Path Mapping Reference, bare metal structure → Docker structure:
| Bare Metal Path | Docker Path | Purpose |
|---|---|---|
gitea-repositories/ | /data/git/repositories/ | Git repositories |
avatars/ | /data/gitea/avatars/ | User avatars |
jwt/ | /data/gitea/jwt/ | JWT secrets |
lfs/ | /data/gitea/lfs/ | Large file storage |
sessions/ | /data/gitea/sessions/ | Session data |
indexers/ | /data/gitea/indexers/ | Search indices |
# Copy backup data
mkdir -p forgejo/data
cp -r _forgejo_backup/var/lib/gitea/data/* forgejo/data/
# Fix permissions for git user (UID 1000)

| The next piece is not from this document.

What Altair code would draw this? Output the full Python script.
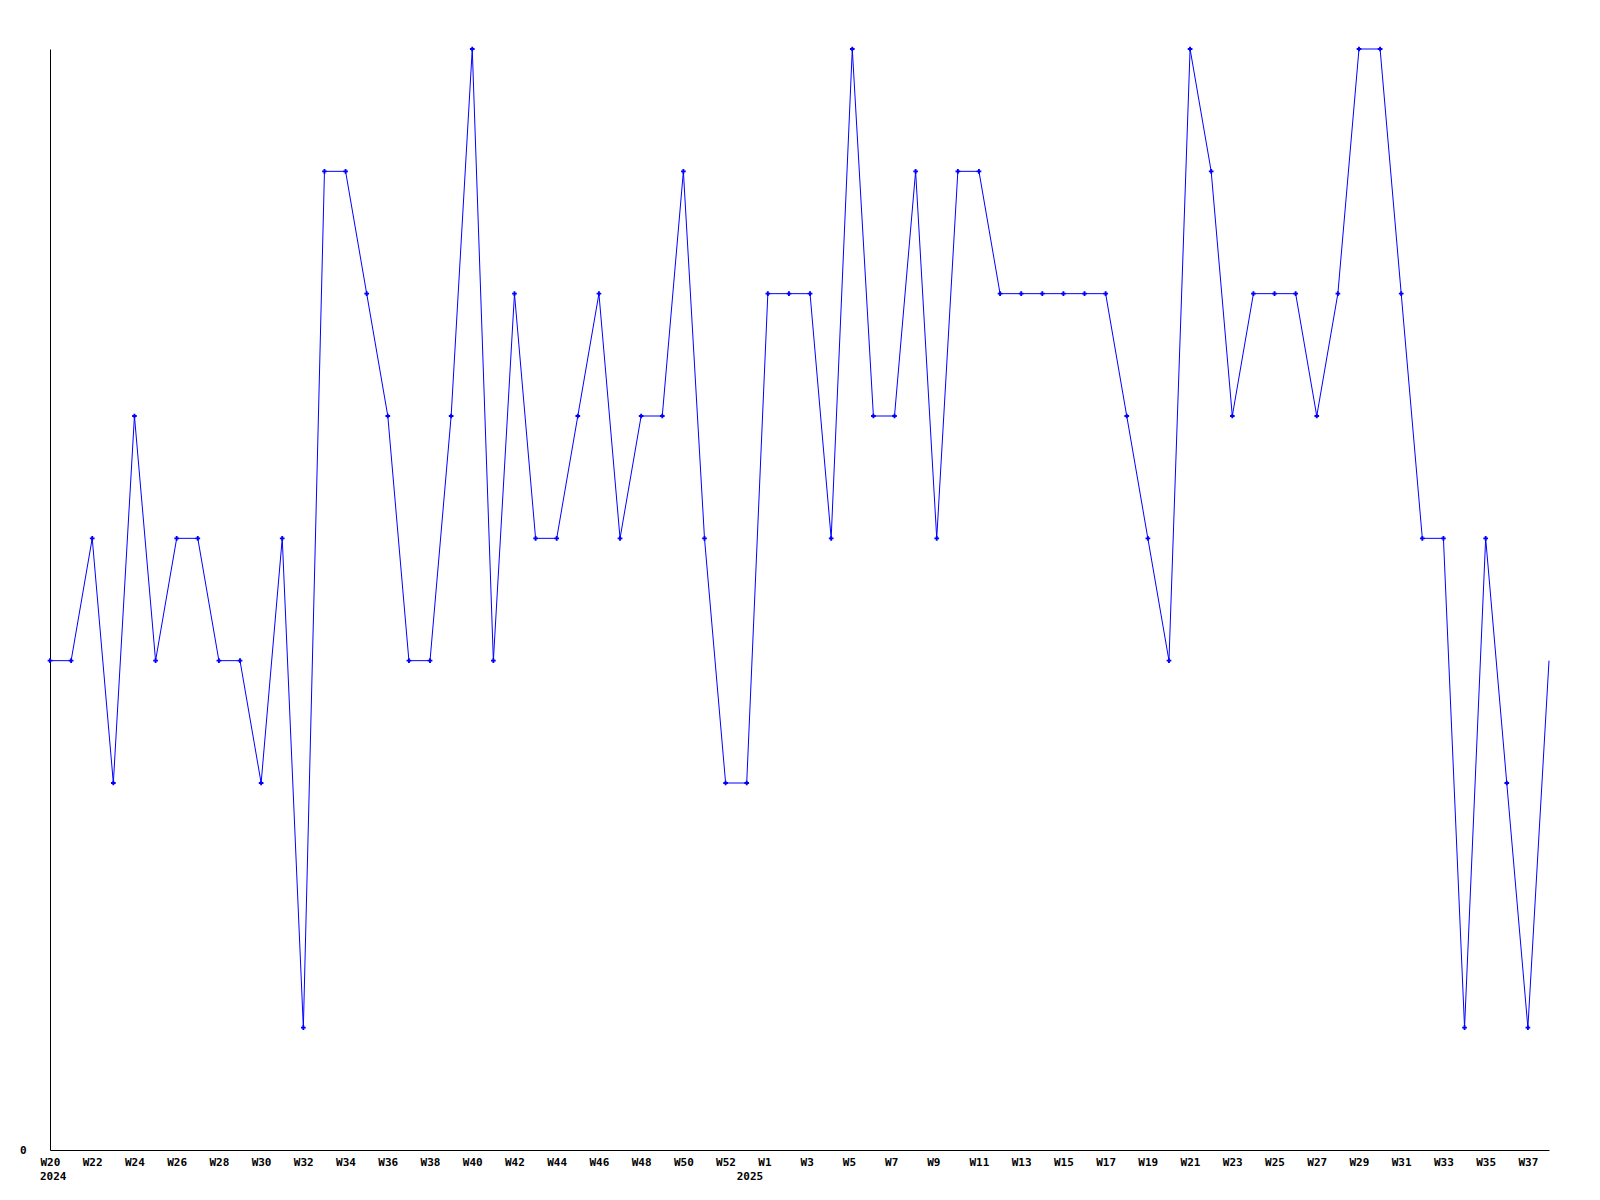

sudo chown -R 1000:1000 forgejo/data/
# Create correct directory structure and move files
docker-compose run --rm server bash -c '
mkdir -p /data/git/repositories /data/gitea/avatars
if [ -d /data/gitea-repositories ]; then
cp -r /data/gitea-repositories/* /data/git/repositories/
fi
if [ -d /data/avatars ]; then
cp -r /data/avatars/* /data/gitea/avatars/
fi
'
Step 3: Start Forgejo
# Start the container
docker-compose up -d
# Monitor startup (healthy within 30 seconds)
docker-compose logs -f
docker-compose ps
Step 4: Verify Everything Works
# Check API response
curl -s http://localhost:3000/api/v1/repos/youruser/yourrepo | python3 -m json.tool
# Verify database
docker-compose exec -T db bash -c \
'mysql -u root -p$MYSQL_ROOT_PASSWORD forgejo -e "SELECT COUNT(*) FROM repository; SELECT COUNT(*) FROM user;"'
# Test SSH clone (uses host SSH on port 22)
git clone ssh://git@example.com/youruser/yourrepo.git
Results
My migration resulted in:
- All repositories migrated and accessible
- All user accounts preserved
- SSH push/pull working
- Web interface fully functional
- Containerized, portable setup
- MySQL backend with health checks
Afterwords
With the local setup working, deployment to production involved:
- Copying the docker-compose setup including the persistent data mounts to production server
- Configuring reverse proxy (Caddy/Nginx) for HTTPS
- Setting up SSL certificates
The Docker setup is now portable and version-controlled.